# THE REQUEST
Starting with the line that holds "What TikZ code", reproduce each line through the last one of the data, exactly as written. Pictures are not copied.

# MATERIAL PROVIDED

========

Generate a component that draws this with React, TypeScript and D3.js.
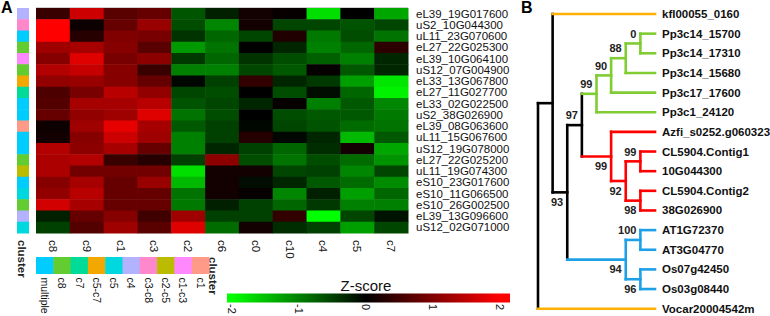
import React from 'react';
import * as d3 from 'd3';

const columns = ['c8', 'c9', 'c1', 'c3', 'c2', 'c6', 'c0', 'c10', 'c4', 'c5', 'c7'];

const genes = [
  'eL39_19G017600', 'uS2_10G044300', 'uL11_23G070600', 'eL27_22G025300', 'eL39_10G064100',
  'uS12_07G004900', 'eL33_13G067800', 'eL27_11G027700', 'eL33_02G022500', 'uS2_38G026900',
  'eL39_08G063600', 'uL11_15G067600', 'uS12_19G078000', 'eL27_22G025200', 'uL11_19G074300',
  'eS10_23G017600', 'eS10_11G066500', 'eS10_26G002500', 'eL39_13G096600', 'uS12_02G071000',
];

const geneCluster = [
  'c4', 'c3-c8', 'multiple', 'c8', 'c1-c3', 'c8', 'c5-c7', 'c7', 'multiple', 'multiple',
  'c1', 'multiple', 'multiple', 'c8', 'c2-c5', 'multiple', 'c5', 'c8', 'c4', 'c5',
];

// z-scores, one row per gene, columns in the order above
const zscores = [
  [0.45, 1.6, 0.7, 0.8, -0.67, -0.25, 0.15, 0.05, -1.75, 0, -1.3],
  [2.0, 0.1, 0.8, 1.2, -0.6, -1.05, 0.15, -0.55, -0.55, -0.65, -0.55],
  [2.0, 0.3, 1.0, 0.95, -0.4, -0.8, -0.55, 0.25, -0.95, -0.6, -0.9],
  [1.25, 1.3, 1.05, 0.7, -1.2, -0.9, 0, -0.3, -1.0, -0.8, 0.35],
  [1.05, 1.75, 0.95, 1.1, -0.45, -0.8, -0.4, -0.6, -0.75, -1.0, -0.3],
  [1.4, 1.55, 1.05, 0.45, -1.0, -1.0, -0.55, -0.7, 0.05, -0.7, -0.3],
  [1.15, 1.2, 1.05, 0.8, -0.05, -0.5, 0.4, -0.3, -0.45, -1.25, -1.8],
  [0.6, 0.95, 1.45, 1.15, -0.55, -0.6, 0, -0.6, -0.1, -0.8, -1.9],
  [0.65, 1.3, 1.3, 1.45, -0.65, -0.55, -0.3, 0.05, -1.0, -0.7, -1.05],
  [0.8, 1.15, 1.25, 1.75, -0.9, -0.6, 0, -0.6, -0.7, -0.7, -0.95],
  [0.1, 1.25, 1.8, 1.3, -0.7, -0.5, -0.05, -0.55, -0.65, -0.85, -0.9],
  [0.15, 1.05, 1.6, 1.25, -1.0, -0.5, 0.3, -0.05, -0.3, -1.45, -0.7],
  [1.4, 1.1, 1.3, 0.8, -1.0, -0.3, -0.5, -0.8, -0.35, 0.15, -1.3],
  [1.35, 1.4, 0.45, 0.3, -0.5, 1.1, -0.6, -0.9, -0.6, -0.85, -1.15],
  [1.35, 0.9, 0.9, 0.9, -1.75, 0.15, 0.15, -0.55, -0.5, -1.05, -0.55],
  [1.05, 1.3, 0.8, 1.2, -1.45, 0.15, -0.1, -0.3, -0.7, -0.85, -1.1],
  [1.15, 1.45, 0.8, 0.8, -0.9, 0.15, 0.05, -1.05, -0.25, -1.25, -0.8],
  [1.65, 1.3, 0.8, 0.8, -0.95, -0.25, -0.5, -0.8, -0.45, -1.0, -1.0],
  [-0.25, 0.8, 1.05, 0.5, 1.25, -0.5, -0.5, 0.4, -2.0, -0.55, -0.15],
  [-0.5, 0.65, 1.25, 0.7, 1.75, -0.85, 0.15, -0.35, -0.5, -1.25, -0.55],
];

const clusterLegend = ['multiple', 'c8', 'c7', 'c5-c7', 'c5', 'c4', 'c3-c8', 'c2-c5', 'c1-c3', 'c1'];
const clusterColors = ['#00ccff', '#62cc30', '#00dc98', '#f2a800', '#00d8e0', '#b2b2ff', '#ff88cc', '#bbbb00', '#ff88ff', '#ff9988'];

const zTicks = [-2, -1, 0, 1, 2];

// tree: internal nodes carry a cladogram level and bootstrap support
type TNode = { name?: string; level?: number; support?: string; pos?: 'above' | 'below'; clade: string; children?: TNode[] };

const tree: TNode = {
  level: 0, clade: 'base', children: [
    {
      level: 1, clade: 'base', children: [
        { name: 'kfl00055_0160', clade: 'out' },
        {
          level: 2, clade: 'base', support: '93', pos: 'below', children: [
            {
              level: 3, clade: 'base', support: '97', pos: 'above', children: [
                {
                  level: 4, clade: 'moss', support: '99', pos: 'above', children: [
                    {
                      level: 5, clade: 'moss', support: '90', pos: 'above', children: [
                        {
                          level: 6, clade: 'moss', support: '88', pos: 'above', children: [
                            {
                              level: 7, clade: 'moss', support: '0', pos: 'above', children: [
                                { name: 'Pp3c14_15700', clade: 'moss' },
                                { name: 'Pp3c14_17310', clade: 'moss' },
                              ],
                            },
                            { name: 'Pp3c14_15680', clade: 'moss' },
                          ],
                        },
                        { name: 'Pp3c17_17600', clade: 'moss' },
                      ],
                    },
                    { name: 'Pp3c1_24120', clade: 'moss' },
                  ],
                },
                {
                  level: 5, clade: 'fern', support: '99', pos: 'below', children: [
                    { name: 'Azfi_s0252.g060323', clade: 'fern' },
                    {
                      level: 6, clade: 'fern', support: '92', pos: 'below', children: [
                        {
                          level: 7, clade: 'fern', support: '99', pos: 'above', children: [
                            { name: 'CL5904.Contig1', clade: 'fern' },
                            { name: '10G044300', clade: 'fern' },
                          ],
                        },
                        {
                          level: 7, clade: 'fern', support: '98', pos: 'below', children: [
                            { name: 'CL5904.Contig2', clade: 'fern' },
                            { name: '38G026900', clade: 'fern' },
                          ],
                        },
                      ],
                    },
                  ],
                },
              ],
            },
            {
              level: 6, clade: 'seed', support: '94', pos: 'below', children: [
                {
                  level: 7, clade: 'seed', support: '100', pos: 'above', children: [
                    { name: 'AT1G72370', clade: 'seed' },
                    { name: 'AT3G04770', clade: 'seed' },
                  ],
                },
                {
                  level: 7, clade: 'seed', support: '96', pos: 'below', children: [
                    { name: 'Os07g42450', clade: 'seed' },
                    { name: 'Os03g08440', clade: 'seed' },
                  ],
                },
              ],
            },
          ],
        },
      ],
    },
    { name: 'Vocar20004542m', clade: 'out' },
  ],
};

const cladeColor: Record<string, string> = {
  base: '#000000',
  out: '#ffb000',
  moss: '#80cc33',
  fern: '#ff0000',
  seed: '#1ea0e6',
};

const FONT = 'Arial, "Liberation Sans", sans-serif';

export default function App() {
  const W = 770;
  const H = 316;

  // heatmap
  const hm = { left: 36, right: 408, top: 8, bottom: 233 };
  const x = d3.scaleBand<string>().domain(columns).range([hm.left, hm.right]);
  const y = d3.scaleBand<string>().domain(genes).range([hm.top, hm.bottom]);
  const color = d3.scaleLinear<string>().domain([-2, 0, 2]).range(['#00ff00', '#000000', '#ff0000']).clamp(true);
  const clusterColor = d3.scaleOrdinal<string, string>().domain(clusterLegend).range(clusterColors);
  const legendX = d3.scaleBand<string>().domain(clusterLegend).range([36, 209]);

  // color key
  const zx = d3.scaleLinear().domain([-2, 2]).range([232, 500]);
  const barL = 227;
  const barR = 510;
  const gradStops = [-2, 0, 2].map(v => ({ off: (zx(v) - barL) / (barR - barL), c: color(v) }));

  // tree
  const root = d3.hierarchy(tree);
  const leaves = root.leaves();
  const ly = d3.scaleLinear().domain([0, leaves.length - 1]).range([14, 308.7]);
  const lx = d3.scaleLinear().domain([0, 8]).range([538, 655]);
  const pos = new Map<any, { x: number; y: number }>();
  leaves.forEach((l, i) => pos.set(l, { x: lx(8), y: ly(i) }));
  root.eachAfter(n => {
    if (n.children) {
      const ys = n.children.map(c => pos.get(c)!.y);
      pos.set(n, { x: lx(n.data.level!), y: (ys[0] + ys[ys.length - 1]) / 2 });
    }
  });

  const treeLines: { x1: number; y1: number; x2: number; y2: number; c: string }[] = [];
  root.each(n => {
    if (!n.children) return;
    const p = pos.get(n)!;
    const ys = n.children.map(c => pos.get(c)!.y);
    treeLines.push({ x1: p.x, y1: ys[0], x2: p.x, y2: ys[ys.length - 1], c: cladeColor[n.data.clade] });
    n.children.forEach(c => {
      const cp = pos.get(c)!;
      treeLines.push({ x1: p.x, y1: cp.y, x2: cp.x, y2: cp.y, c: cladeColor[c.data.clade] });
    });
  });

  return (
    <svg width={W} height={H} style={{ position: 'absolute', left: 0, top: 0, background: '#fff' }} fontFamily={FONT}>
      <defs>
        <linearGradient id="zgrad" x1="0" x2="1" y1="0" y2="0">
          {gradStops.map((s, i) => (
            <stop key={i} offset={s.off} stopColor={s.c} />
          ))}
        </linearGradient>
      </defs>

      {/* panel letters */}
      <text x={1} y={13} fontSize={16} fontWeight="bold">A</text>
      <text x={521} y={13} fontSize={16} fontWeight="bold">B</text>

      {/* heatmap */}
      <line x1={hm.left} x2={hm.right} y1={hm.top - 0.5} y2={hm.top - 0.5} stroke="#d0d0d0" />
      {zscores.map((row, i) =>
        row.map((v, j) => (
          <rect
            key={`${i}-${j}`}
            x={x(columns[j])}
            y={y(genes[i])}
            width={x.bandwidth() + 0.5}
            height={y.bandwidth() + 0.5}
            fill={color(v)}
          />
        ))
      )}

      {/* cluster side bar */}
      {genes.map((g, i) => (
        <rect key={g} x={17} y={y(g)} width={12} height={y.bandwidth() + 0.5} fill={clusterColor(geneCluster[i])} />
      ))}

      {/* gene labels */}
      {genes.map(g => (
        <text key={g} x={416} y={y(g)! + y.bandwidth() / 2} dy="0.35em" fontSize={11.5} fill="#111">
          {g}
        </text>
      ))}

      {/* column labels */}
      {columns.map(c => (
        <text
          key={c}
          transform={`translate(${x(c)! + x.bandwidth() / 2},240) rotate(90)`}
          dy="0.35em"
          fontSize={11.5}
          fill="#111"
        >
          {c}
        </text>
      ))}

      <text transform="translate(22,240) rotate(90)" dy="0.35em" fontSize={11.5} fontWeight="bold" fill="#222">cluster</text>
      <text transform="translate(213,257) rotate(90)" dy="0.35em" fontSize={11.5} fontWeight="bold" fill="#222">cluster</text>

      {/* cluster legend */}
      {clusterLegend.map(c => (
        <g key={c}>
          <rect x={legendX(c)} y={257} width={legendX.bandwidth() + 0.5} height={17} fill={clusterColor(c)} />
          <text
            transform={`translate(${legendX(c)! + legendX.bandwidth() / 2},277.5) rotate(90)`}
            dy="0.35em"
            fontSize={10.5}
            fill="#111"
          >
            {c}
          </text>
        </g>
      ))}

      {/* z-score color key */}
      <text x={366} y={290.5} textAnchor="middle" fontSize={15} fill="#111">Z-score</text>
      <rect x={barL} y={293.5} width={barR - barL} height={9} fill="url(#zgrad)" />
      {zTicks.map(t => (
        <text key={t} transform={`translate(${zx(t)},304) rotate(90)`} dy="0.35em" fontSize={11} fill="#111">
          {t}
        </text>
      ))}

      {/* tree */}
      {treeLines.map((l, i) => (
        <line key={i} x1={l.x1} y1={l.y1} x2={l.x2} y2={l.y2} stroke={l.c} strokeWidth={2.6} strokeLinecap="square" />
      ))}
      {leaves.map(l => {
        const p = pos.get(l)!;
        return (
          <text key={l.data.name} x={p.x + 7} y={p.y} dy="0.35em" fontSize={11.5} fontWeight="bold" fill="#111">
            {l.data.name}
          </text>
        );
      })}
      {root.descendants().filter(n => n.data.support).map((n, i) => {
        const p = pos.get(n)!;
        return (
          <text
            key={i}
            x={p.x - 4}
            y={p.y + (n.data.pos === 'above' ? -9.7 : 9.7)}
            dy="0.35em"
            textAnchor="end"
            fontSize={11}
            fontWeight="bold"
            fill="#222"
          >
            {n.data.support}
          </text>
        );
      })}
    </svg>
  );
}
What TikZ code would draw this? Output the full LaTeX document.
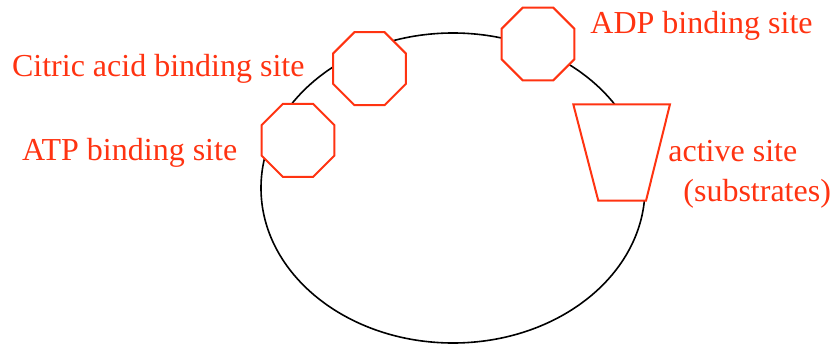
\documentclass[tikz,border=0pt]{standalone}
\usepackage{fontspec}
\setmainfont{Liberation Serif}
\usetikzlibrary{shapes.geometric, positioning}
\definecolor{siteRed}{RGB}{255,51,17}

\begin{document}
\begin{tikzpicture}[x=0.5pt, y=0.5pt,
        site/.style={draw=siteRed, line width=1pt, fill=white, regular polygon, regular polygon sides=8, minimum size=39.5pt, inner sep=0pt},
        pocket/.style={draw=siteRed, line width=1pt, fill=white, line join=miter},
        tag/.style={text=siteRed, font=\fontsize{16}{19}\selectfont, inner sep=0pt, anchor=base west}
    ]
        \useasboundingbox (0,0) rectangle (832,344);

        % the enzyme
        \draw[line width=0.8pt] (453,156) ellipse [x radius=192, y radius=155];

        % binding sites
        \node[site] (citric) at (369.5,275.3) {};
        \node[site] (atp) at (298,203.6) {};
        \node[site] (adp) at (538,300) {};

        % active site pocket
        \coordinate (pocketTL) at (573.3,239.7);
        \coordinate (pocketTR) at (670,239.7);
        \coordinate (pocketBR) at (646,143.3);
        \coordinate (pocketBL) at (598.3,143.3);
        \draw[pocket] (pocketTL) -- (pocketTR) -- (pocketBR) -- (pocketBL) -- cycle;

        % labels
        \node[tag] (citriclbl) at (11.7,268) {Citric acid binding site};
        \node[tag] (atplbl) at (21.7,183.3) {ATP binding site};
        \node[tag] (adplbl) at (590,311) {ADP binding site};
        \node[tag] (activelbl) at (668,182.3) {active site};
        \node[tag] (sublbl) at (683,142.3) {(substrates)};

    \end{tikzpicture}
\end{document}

========

# EXPECTED OUTPUT
What TikZ code would draw this? Output the full LaTeX document.
\documentclass[tikz,border=0pt]{standalone}
\usepackage{fontspec}
\setmainfont{Liberation Serif}
\usetikzlibrary{shapes.geometric, positioning}
\definecolor{siteRed}{RGB}{255,51,17}

\begin{document}
\begin{tikzpicture}[x=0.5pt, y=0.5pt,
        site/.style={draw=siteRed, line width=1pt, fill=white, regular polygon, regular polygon sides=8, minimum size=39.5pt, inner sep=0pt},
        pocket/.style={draw=siteRed, line width=1pt, fill=white, line join=miter},
        tag/.style={text=siteRed, font=\fontsize{16}{19}\selectfont, inner sep=0pt, anchor=base west}
    ]
        \useasboundingbox (0,0) rectangle (832,344);

        % the enzyme
        \draw[line width=0.8pt] (453,156) ellipse [x radius=192, y radius=155];

        % binding sites
        \node[site] (citric) at (369.5,275.3) {};
        \node[site] (atp) at (298,203.6) {};
        \node[site] (adp) at (538,300) {};

        % active site pocket
        \coordinate (pocketTL) at (573.3,239.7);
        \coordinate (pocketTR) at (670,239.7);
        \coordinate (pocketBR) at (646,143.3);
        \coordinate (pocketBL) at (598.3,143.3);
        \draw[pocket] (pocketTL) -- (pocketTR) -- (pocketBR) -- (pocketBL) -- cycle;

        % labels
        \node[tag] (citriclbl) at (11.7,268) {Citric acid binding site};
        \node[tag] (atplbl) at (21.7,183.3) {ATP binding site};
        \node[tag] (adplbl) at (590,311) {ADP binding site};
        \node[tag] (activelbl) at (668,182.3) {active site};
        \node[tag] (sublbl) at (683,142.3) {(substrates)};

    \end{tikzpicture}
\end{document}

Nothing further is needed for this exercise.